Zonder het nieuwe reken- en meetvoorschrift zou het verschil (….) groter zijn geweest en zouden de plafonds ofwel in de praktijk al grotendeels opgevuld zijn ofwel overschreden worden. Geconcludeerd kan worden dat voor de wegvakken met ZOAB het nieuwe rekenvoorschrift tot een veel betere benadering van de werkelijke geluidsniveaus leidt.”
In dit rapport is tevens geconcludeerd dat de “werkelijk optredende geluidsniveaus momenteel nog onder het geluidsproductieplafond liggen.”
Voorts blijkt onbetwist uit het akoestisch onderzoek, dat is verricht door adviesbureau DGMR Industrie, Verkeer en Milieu B.V. (met nummer V.2012.0392.04.R002) dat voor de trajecten 338 en 340 geldt dat een verhoging van de maximumsnelheid van 120 km/h naar 130 km/h niet leidt tot een overschrijding van de daar geldende geluidsproductieplafonds.
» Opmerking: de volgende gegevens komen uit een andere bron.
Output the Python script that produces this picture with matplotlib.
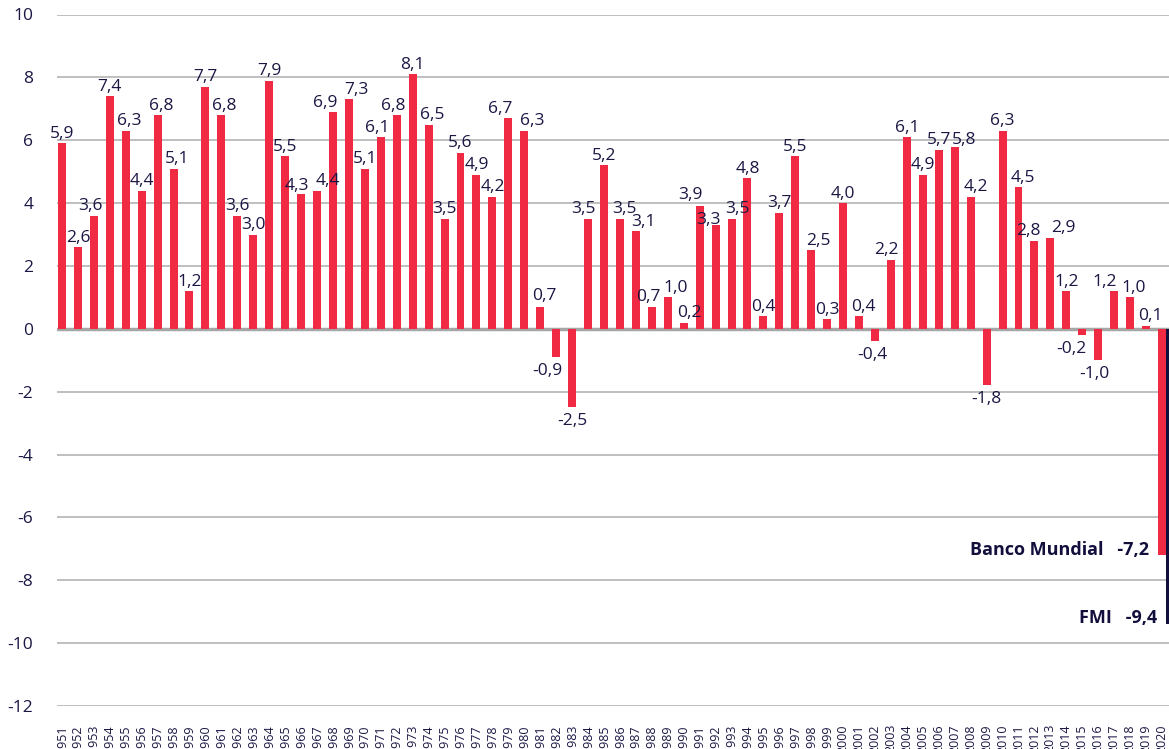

- Gelet op hetgeen hiervoor is overwogen oordeelt de rechtbank dat het bestreden besluit de rechterlijke toets kan doorstaan en is het beroep in de zaak met nummer SHE 12/3770 ongegrond. Er is immers geen sprake van strijd met de wettelijke voorschriften en verweerder heeft voldoende onderzoek gedaan naar de relevante feiten en de daarbij in aanmerking komende belangen afgewogen
- Voor een proceskostenveroordeling bestaat geen aanleiding.